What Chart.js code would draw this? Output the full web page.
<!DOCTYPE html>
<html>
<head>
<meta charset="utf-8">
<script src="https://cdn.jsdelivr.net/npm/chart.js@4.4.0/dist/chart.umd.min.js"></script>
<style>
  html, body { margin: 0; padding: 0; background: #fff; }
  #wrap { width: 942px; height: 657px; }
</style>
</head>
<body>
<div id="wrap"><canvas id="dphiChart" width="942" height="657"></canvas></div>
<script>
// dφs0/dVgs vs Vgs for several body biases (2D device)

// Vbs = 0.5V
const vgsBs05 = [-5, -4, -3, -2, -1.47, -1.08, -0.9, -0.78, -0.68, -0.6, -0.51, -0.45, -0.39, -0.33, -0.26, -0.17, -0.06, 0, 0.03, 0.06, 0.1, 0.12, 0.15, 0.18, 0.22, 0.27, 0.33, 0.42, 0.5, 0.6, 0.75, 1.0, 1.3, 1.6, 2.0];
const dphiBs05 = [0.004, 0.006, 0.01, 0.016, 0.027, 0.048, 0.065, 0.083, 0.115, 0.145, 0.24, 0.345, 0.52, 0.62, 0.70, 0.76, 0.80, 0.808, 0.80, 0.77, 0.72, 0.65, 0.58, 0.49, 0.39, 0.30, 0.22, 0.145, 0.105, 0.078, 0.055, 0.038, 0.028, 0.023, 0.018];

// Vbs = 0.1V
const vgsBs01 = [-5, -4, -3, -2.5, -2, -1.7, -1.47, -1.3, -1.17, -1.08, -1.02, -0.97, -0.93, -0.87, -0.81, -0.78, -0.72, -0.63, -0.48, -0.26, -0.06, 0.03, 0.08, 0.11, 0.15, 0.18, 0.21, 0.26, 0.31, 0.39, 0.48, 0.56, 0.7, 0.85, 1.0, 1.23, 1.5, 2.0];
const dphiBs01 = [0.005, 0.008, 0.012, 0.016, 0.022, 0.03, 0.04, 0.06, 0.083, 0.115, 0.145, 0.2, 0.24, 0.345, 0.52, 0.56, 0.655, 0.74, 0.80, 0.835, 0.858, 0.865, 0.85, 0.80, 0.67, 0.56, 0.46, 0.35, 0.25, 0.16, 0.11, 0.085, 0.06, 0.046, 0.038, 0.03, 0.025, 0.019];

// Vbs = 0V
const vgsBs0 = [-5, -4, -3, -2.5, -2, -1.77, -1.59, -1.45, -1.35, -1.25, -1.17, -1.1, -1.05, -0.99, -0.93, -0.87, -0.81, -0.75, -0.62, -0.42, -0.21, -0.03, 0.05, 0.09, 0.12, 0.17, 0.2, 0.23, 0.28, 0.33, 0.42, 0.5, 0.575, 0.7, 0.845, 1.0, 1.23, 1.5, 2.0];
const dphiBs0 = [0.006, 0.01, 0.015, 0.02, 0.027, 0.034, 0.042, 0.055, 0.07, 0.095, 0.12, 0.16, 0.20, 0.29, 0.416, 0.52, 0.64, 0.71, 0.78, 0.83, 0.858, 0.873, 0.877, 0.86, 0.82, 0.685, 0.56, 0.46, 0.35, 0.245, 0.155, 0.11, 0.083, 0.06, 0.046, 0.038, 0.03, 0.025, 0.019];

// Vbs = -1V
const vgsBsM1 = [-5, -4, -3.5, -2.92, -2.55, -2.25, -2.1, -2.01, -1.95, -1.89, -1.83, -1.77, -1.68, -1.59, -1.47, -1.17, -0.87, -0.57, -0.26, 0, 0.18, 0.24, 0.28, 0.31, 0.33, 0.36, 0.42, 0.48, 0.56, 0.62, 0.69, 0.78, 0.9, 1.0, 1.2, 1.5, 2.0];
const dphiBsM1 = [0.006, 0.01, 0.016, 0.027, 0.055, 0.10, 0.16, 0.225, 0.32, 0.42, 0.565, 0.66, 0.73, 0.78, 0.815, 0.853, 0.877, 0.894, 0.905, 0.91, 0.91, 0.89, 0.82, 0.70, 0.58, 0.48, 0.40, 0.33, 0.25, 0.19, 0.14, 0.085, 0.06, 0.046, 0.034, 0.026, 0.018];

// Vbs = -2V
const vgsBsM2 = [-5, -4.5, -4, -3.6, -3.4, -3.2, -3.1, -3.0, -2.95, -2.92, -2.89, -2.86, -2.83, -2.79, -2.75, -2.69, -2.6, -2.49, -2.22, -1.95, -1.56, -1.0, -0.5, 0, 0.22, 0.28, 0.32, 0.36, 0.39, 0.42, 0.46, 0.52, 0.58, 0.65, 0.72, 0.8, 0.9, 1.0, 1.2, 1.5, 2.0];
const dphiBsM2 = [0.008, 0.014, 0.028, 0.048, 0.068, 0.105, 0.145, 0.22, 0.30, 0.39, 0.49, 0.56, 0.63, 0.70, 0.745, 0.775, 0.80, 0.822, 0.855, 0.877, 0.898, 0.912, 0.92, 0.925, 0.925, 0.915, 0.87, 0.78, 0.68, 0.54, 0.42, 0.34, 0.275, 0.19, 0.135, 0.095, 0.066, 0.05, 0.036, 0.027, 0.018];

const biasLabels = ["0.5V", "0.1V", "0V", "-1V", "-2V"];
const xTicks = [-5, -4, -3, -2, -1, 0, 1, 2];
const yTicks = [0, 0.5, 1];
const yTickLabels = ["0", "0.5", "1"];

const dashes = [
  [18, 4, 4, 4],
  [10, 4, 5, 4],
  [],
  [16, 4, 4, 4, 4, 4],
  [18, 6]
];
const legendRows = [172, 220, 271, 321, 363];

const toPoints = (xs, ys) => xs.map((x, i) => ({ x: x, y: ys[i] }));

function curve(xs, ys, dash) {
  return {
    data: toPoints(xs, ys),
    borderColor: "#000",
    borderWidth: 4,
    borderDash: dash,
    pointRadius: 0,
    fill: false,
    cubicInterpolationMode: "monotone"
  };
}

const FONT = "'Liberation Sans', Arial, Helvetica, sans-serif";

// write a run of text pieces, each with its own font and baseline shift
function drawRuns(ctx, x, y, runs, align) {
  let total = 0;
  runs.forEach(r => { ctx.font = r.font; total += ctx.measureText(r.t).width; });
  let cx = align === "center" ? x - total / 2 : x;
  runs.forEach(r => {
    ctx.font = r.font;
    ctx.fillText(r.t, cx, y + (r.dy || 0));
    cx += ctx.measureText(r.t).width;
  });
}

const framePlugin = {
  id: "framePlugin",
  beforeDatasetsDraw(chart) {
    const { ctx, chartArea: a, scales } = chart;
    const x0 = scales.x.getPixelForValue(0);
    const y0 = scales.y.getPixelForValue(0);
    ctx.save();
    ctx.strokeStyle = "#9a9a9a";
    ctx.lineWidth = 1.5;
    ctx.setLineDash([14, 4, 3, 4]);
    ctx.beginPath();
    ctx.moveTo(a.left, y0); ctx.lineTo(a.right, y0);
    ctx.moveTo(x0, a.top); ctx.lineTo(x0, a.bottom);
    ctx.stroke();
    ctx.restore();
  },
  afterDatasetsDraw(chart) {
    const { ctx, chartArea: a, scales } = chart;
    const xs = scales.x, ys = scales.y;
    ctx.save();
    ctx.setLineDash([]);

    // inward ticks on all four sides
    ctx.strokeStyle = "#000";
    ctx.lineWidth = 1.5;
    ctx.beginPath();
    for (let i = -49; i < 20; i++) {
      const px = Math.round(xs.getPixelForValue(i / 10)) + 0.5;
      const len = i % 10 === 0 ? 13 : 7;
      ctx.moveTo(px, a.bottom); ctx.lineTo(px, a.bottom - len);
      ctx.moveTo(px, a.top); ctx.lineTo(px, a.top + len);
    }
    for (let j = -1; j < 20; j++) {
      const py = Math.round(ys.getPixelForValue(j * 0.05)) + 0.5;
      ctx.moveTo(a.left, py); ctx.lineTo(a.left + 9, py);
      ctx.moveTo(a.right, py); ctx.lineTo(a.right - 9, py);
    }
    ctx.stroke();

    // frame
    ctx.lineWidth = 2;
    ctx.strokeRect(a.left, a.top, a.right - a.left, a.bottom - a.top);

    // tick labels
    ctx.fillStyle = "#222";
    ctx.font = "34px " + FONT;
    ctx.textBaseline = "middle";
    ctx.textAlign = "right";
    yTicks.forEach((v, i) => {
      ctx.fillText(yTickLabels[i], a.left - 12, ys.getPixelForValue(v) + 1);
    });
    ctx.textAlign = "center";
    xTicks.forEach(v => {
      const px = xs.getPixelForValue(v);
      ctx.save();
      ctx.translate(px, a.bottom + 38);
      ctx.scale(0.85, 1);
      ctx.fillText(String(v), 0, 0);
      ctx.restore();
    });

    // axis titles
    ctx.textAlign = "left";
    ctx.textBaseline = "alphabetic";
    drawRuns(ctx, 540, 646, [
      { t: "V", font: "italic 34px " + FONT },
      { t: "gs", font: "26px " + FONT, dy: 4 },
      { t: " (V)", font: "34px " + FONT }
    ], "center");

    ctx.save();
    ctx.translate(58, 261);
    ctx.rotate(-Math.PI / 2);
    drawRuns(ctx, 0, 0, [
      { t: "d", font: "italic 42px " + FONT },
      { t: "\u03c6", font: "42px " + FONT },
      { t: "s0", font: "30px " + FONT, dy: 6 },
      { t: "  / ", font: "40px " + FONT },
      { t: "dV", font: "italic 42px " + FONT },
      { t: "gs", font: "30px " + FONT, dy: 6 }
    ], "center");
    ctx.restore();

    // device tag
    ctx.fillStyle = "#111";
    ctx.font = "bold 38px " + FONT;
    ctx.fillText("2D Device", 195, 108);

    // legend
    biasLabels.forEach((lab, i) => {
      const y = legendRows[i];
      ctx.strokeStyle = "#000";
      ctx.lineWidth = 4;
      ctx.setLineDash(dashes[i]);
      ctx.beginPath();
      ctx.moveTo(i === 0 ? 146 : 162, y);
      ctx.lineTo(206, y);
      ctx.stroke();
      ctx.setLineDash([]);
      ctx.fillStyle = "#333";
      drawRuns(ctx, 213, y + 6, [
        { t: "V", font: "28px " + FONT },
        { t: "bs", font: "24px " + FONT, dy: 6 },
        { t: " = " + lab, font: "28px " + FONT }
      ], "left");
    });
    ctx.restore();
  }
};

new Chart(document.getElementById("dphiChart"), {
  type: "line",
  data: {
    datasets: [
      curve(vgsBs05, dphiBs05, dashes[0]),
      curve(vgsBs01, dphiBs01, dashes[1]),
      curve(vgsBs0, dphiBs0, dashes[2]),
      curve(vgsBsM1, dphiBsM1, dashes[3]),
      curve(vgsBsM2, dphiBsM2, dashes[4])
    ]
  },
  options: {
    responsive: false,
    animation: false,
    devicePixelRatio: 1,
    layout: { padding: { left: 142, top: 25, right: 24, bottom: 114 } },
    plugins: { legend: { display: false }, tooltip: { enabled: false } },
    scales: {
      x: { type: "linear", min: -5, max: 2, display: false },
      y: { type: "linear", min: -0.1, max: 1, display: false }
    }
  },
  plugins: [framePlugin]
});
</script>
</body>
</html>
--
AIM OF THE TASK
Please reproduce exactly the lines above, beginning with the first and ending with the line that contains "biases (2D device)", and include nothing outside that range.

EXERCISE SOLUTION
What Chart.js code would draw this? Output the full web page.
<!DOCTYPE html>
<html>
<head>
<meta charset="utf-8">
<script src="https://cdn.jsdelivr.net/npm/chart.js@4.4.0/dist/chart.umd.min.js"></script>
<style>
  html, body { margin: 0; padding: 0; background: #fff; }
  #wrap { width: 942px; height: 657px; }
</style>
</head>
<body>
<div id="wrap"><canvas id="dphiChart" width="942" height="657"></canvas></div>
<script>
// dφs0/dVgs vs Vgs for several body biases (2D device)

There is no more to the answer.